Kirk says more advisers and wealth managers are now considering a Mip, a regular premium ten-year policy which pays out a tax-free lump sum at the end of the savings term, as an alternative tax wrapper for their clients.
He says: “Advisers and wealth mangers are now thinking that a fee-based and no contribution limit Mip with wrap-style fund choice could have significant advantages in an era when tax rates are creeping up, pension contributions for high earners are capped and Isa contributions are severely limited. I expect a rush to market with new model Mips over the next few months.”
Novia chief executive officer Bill Vasilieff agrees. He says: “Pensions have been walloped for the wealthy, the Isa limit is restricted and tax is going up so for those wealthy people an Mip could be a real option.
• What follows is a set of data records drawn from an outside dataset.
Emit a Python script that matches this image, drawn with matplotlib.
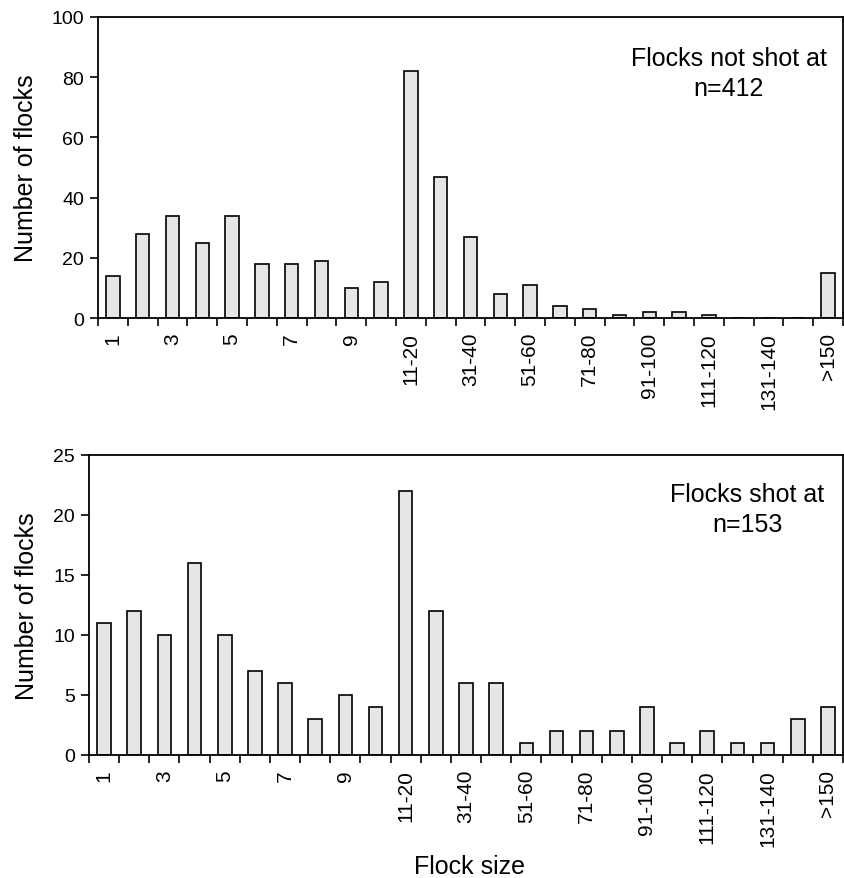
import matplotlib.pyplot as plt
import numpy as np

categories = ['1', '2', '3', '4', '5', '6', '7', '8', '9', '10',
              '11-20', '21-30', '31-40', '41-50', '51-60', '61-70', '71-80',
              '81-90', '91-100', '101-110', '111-120', '121-130', '131-140',
              '141-150', '>150']
not_shot = [14, 28, 34, 25, 34, 18, 18, 19, 10, 12, 82, 47, 27, 8, 11, 4, 3,
            1, 2, 2, 1, 0, 0, 0, 15]
shot = [11, 12, 10, 16, 10, 7, 6, 3, 5, 4, 22, 12, 6, 6, 1, 2, 2, 2, 4, 1, 2,
        1, 1, 3, 4]

plt.rcParams['font.family'] = ['Liberation Sans', 'DejaVu Sans']

fig = plt.figure(figsize=(8.45, 8.79), dpi=100)
ax1 = fig.add_axes([98 / 845, 1 - 319 / 879, 745 / 845, 301 / 879])
ax2 = fig.add_axes([89 / 845, 1 - 756 / 879, 754 / 845, 300 / 879])

x = np.arange(len(categories))


def draw(ax, vals, ymax, step, title, n_text, tx, ty):
    ax.bar(x, vals, width=0.45, color='#e6e6e6', edgecolor='black', linewidth=1.2)
    ax.set_xlim(-0.5, len(categories) - 0.5)
    ax.set_ylim(0, ymax)
    ax.set_yticks(np.arange(0, ymax + 1, step))
    ax.tick_params(axis='y', labelsize=14, length=6, width=1.2, direction='out', pad=4)
    ax.set_xticks(x[::2])
    ax.set_xticklabels(categories[::2], rotation=90, fontsize=15)
    ax.set_xticks(np.arange(-0.5, len(categories)), minor=True)
    ax.tick_params(axis='x', which='major', length=0, pad=10)
    ax.tick_params(axis='x', which='minor', length=6, width=1.2, direction='out')
    for s in ax.spines.values():
        s.set_linewidth(1.3)
    ax.set_ylabel('Number of flocks', fontsize=18)
    ax.text(tx, ty, title, transform=ax.transAxes, ha='center', va='baseline', fontsize=18)
    ax.text(tx, ty - 0.1, n_text, transform=ax.transAxes, ha='center', va='baseline', fontsize=18)


draw(ax1, not_shot, 100, 20, 'Flocks not shot at', 'n=412', 0.847, 0.84)
draw(ax2, shot, 25, 5, 'Flocks shot at', 'n=153', 0.873, 0.846)
ax1.yaxis.set_label_coords(-0.08, 0.5)
ax2.yaxis.set_label_coords(-0.066, 0.5)
fig.text(470 / 845, 1 - 874 / 879, 'Flock size', ha='center', va='baseline', fontsize=18)

fig.savefig('out.png', dpi=100)
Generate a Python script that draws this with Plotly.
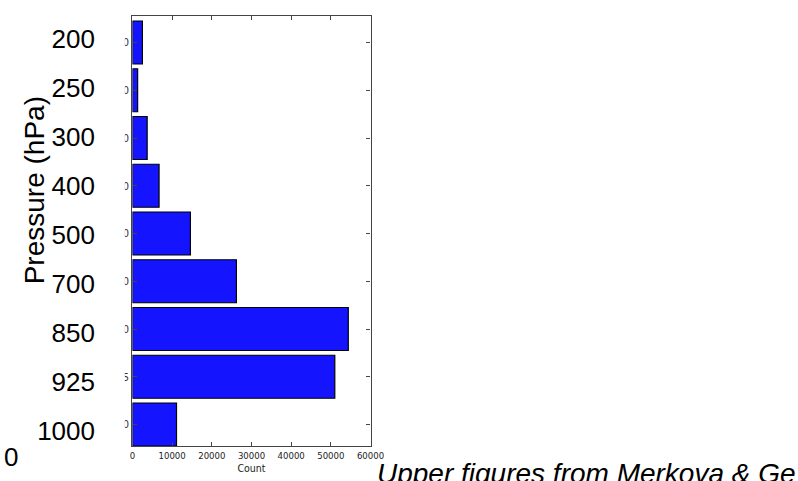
import plotly.graph_objects as go

# ---- data ----
levels = ["200", "250", "300", "400", "500", "700", "850", "925", "1000"]
counts = [2500, 1300, 3700, 6700, 14600, 26200, 54400, 51000, 11100]
x_ticks = [0, 10000, 20000, 30000, 40000, 50000, 60000]
y_title = "Pressure (hPa)"
x_title = "Count"
note = "Upper figures from Merkova & Ge"
stray = "0"

W, H = 798, 481
def px(x):
    return x / W
def py(y):
    return (H - y) / H

fig = go.Figure()
fig.add_trace(go.Bar(
    orientation="h", x=counts, y=levels, width=0.9,
    marker=dict(color="#1414ff", line=dict(color="#000000", width=1.2)),
    hoverinfo="skip", showlegend=False,
))
# invisible trace carrying the large level labels
fig.add_trace(go.Scatter(
    x=[0] * len(levels), y=list(range(len(levels))), yaxis="y2",
    mode="markers", marker=dict(opacity=0), hoverinfo="skip", showlegend=False,
))

axis_line = "#444444"
narrow = "Liberation Sans Narrow, DejaVu Sans Condensed, sans-serif"
sans = "Liberation Sans, Arial, sans-serif"
fig.update_layout(
    width=W, height=H, autosize=False,
    margin=dict(l=0, r=0, t=0, b=0),
    paper_bgcolor="white", plot_bgcolor="rgba(0,0,0,0)",
    font=dict(family=sans, color="black"),
    xaxis=dict(
        domain=[px(132.3), px(375.5)], range=[0, 60000], autorange=False,
        tickmode="array", tickvals=x_ticks, ticktext=[str(v) for v in x_ticks],
        ticks="inside", ticklen=4, tickcolor=axis_line, mirror="ticks",
        showline=True, linecolor=axis_line, linewidth=1.3,
        showgrid=False, zeroline=False,
        tickfont=dict(family=narrow, size=9.5, color="#222"),
        title=dict(text=x_title, standoff=5, font=dict(family=narrow, size=10.5, color="#222")),
        anchor="y",
    ),
    yaxis=dict(
        domain=[py(446), py(16)], type="category", categoryorder="array",
        categoryarray=levels, range=[8.45, -0.555], autorange=False,
        ticks="inside", ticklen=4, tickcolor=axis_line, mirror="ticks",
        showline=True, linecolor=axis_line, linewidth=1.3,
        showgrid=False, zeroline=False,
        tickfont=dict(family=narrow, size=11, color="#333"),
        anchor="x",
    ),
    yaxis2=dict(
        domain=[py(455.5), py(14.5)], range=[8.5, -0.5], autorange=False,
        tickmode="array", tickvals=list(range(len(levels))), ticktext=levels,
        anchor="free", position=px(94), side="left",
        showline=False, showgrid=False, zeroline=False, ticks="",
        tickfont=dict(family=sans, size=26, color="black"),
    ),
    shapes=[dict(type="rect", xref="paper", yref="paper", layer="above",
                 x0=px(96), x1=px(124.5), y0=py(450), y1=py(12),
                 fillcolor="white", line=dict(width=0))],
    annotations=[
        dict(text=y_title, textangle=-90, x=px(32), y=py(190), xref="paper", yref="paper",
             xanchor="center", yanchor="middle", showarrow=False,
             font=dict(family=sans, size=28, color="black")),
        dict(text=note, x=px(380), y=py(473.5), xref="paper", yref="paper",
             xanchor="left", yanchor="middle", showarrow=False,
             font=dict(family=sans, size=28, color="black", style="italic")),
        dict(text=stray, x=px(-1), y=py(456.5), xref="paper", yref="paper",
             xanchor="left", yanchor="middle", showarrow=False,
             font=dict(family=sans, size=26, color="black")),
    ],
)

fig.write_html("out.html", config={"displayModeBar": False},
               post_script="document.body.style.margin='0';document.body.style.overflow='hidden';")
The downside of course is you are tied in and you have got to keep your contributions up on a regular period for at least 10 years.”
But Threesixty partner David Ingram says there is already something similar in the market, a single premium bond.
He says: “If you have a Mip which has no contribution limits then you simply have a non-qualifying investment plan. I don’t see any reason why providers would rush to market with this Mip structure when a minor modification to their bonds would meet the demand which, by the way, I do agree will exist as a result of pension changes.”
Ingram also says bonds already exist as wrap friendly investments and the tax treatment of a non-qualifying Mip and a single premium bond are the same. He says the only possible advantage of the Mip route would be that it might be able to accept lower top-ups than are currently available with single premium bonds.